The programs you refer to as solutions to the problem of underprepared highschool students reveal a divide in what you mean by underprepared: in one understanding, there are the highschool students who may not graduate, who need remedial help, et cetera; and on the other hand, there are students who are certain they want to attend college, just not sure what major to select. You mention both kinds of “underprepared,” but these pre-college programs do nothing for the former; they are only of assistance to those who have already decided to go to college and are just checking out their options. Don’t get me wrong, these are great programs to have; but if we are talking about problems with the secondary school system in the U.S., college-bound highschoolers who are indecisive about their major are not really a high priority.

Unless these programs have specific ways of targeting or reaching out to populations that typically would not attend college, or who are less likely to do so, then I see nothing of interest here.
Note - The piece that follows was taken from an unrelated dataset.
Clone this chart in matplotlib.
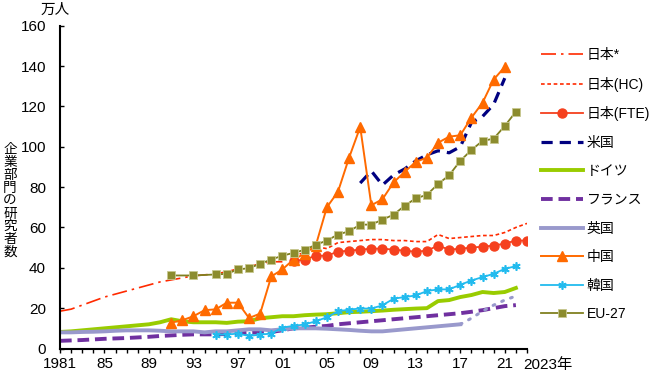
import matplotlib.pyplot as plt
import numpy as np

plt.rcParams['font.family'] = ['Liberation Sans', 'Noto Sans CJK JP']

# 日本* (1981-2001)
jp_old_years = list(range(1981, 2002))
jp_old = [18.5, 19.5, 21.5, 23.5, 25.5, 27, 28.5, 30, 31.5, 33, 34, 35, 36, 36.5,
          37, 38, 39.5, 40.5, 42, 43, 43]

# 日本(HC), 日本(FTE) (2002-2023)
jp_years = list(range(2002, 2024))
jp_hc = [46, 47.5, 50.5, 49.5, 52.5, 53, 53.5, 54, 54, 53.5, 53.5, 53, 53, 56.5,
         54.5, 55, 55.5, 56, 56, 57.5, 60, 62]
jp_fte = [43.5, 44, 46, 46, 48, 48.5, 49, 49.5, 49.5, 49, 48.5, 48, 48.5, 51,
          49, 49.5, 50, 50.5, 51, 52, 53.5, 53.5]

us_years = list(range(2008, 2022))
us = [82, 88, 81, 86, 89, 93, 96, 98, 97, 100, 112, 115, 121, 134]

de_years = list(range(1981, 2023))
de = [8.2, 8.5, 9, 9.5, 10, 10.5, 11, 11.5, 12, 13, 14.5, 13.5, 13, 13, 13, 12.7,
      13.3, 13.5, 15, 15.5, 16, 16, 16.5, 16.8, 17, 17.5, 18, 18.2, 18.5, 18.8,
      19.2, 19.5, 19.8, 20, 23.5, 24, 25.5, 26.5, 28, 27.5, 28, 30]

fr_years = list(range(1981, 2023))
fr = [3.8, 4, 4.2, 4.5, 4.8, 5, 5.2, 5.5, 5.8, 6.2, 6.5, 6.8, 7, 7, 7, 7.2, 7.5,
      7.8, 8, 8.2, 9, 10, 10.3, 10.8, 11.2, 12, 12.5, 13, 13.5, 14, 14.5, 15,
      15.5, 16, 16.5, 17, 17.5, 18.2, 19, 20, 21, 21.5]

uk_years = list(range(1981, 2018))
uk = [8, 8, 8.2, 8.3, 8.5, 8.8, 9, 9, 9, 8.8, 8.5, 8.5, 8.5, 8, 8.5, 8.5, 9, 9.5,
      9.5, 9, 9.5, 10, 10, 10, 9.8, 9.5, 9.2, 8.8, 8.5, 8.5, 9, 9.5, 10, 10.5,
      11, 11.5, 12]
uk_new_years = list(range(2017, 2023))
uk_new = [12, 15, 18.5, 21.5, 24, 26]

cn_years = list(range(1991, 2022))
cn = [12.8, 14, 16, 19, 19.4, 22.7, 22.7, 15.1, 17.3, 35.7, 39.2, 44.1, 47, 51,
      70, 77.7, 94.6, 109.8, 71, 74, 82.3, 87.6, 92.5, 94.6, 102, 105, 105.7,
      114.4, 121.8, 133.3, 139.6]

kr_years = list(range(1995, 2023))
kr = [6.9, 6.9, 7.4, 6.2, 6.9, 7.4, 10.4, 11.2, 11.9, 13.5, 15.5, 18.4, 19.3,
      19.8, 19.8, 21.4, 24.7, 25.5, 26.3, 28.5, 29.3, 29.3, 31.6, 33.7, 35.4,
      37, 39.5, 40.8]

eu_years = [1991, 1993] + list(range(1995, 2023))
eu = [36.2, 36.2, 36.7, 37, 39.2, 39.8, 42, 44.1, 46, 47.4, 48.9, 51.4, 53.5,
      56.5, 58.1, 61.4, 61.4, 63.9, 66.3, 70.8, 74.4, 76.2, 81.5, 85.9, 93,
      98.4, 102.9, 104, 110.3, 117.4]

tick_years = [1981, 1985, 1989, 1993, 1997, 2001, 2005, 2009, 2013, 2017, 2021]
tick_labels = ['1981', '85', '89', '93', '97', '01', '05', '09', '13', '17', '21']

fig = plt.figure(figsize=(6.52, 3.72), dpi=100)
ax = fig.add_axes([60 / 652, 23.5 / 372, 467 / 652, 322.8 / 372])

ax.plot(jp_old_years, jp_old, color='#FF2A00', lw=1.2, dashes=(9, 3, 1.5, 3),
        label='日本*')
ax.plot(jp_years, jp_hc, color='#FF2A00', lw=1.2, dashes=(2.2, 1.6),
        label='日本(HC)')
ax.plot(jp_years, jp_fte, color='#F5401E', lw=1.3, marker='o', ms=6.5,
        mec='#F5401E', label='日本(FTE)')
ax.plot(us_years, us, color='#000080', lw=2.3, dashes=(3.5, 2.2), label='米国')
ax.plot(de_years, de, color='#99CC00', lw=2.8, label='ドイツ')
ax.plot(fr_years, fr, color='#7030A0', lw=2.8, dashes=(3, 1.5), label='フランス')
ax.plot(uk_years, uk, color='#9999CC', lw=2.8, label='英国')
ax.plot(uk_new_years, uk_new, color='#9999CC', lw=2.2, dashes=(0.6, 2.5),
        dash_capstyle='round')
ax.plot(cn_years, cn, color='#FF6A00', lw=1.4, marker='^', ms=6.5,
        mec='#FF6A00', label='中国')
ax.plot(kr_years, kr, color='#22BBEE', lw=1.3, marker=(6, 2, 0), ms=6,
        mew=1.2, label='韓国')
ax.plot(eu_years, eu, color='#808020', lw=1.3, marker='s', ms=5.5,
        mfc='#8C8C2E', mec='#C8C890', mew=0.6, label='EU-27')

ax.set_xlim(1981, 2023)
ax.set_ylim(0, 160)
ax.set_yticks(np.arange(0, 161, 20))
ax.set_xticks(range(1981, 2024), minor=True)
ax.set_xticks(tick_years)
ax.set_xticklabels(tick_labels)
ax.tick_params(axis='x', which='both', direction='out', length=3, width=1,
               labelsize=11, pad=3)
ax.tick_params(axis='y', direction='in', length=3, width=1, labelsize=11, pad=10)
for s in ['top', 'right']:
    ax.spines[s].set_visible(False)
for s in ['left', 'bottom']:
    ax.spines[s].set_linewidth(1.5)

# last tick label with unit
ax.annotate('2023年', xy=(2023, 0), xycoords=('data', 'axes fraction'),
            xytext=(-3, -7), textcoords='offset points', fontsize=11,
            ha='left', va='top', annotation_clip=False)

fig.text(55 / 652, 1 - 10 / 372, '万人', fontsize=10.5, ha='center',
         va='center')
# vertical axis title, one character per row
ylabel = '企業部門の研究者数'
for i, ch in enumerate(ylabel):
    fig.text(10 / 652, 1 - (149.5 + i * 12.8) / 372, ch, fontsize=9.8,
             ha='center', va='center')

fig.legend(loc='upper left', bbox_to_anchor=(541 / 652, 1 - 48 / 372),
           frameon=False, fontsize=10, handlelength=3.0, handletextpad=0.3,
           labelspacing=1.05, borderpad=0, borderaxespad=0)

fig.savefig('out.png', dpi=100)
    Edward Abeyta 2012/12/03 at 5:46 pm

    You bring up a great point Eileen regarding targeted populations. UC San Diego’s Academic Connection’s program serves over 400 students for the 3 week residential pre-college experience. 1/3 of the students are 1st generation or foster youth. I did not bring this up in the article in an effort to focus on the value of pre-college programming and learning across the life-span. Your comment inspires me to expand further on this the topic of outreach.

Greg Allan 2012/12/03 at 5:14 pm

I really like the idea explored here of reshaping the idea of lifelong learning to mean not just learning after the age of 25, but truly lifelong learning.

For the meaning of this term to actually change, and to have an impact on youth, I think would involve some radical shifts in our school system and our society. But perhaps it is already beginning with MOOCs; current MOOCs are more geared toward higher-level professionals and college graduates. But the Gates Foundation, among others, has invested hundreds of thousands of dollars in the creation of entry-level or “gateway” MOOCs, designed to reach out to populations typically underserved by higher education. It would be interesting to see MOOCs adopt this concept of lifelong learning, and I think it might be in the cards.

Edward Abeyta 2012/12/03 at 5:48 pm

Great point Greg about leveraging MOOCs as change agent. Thank you.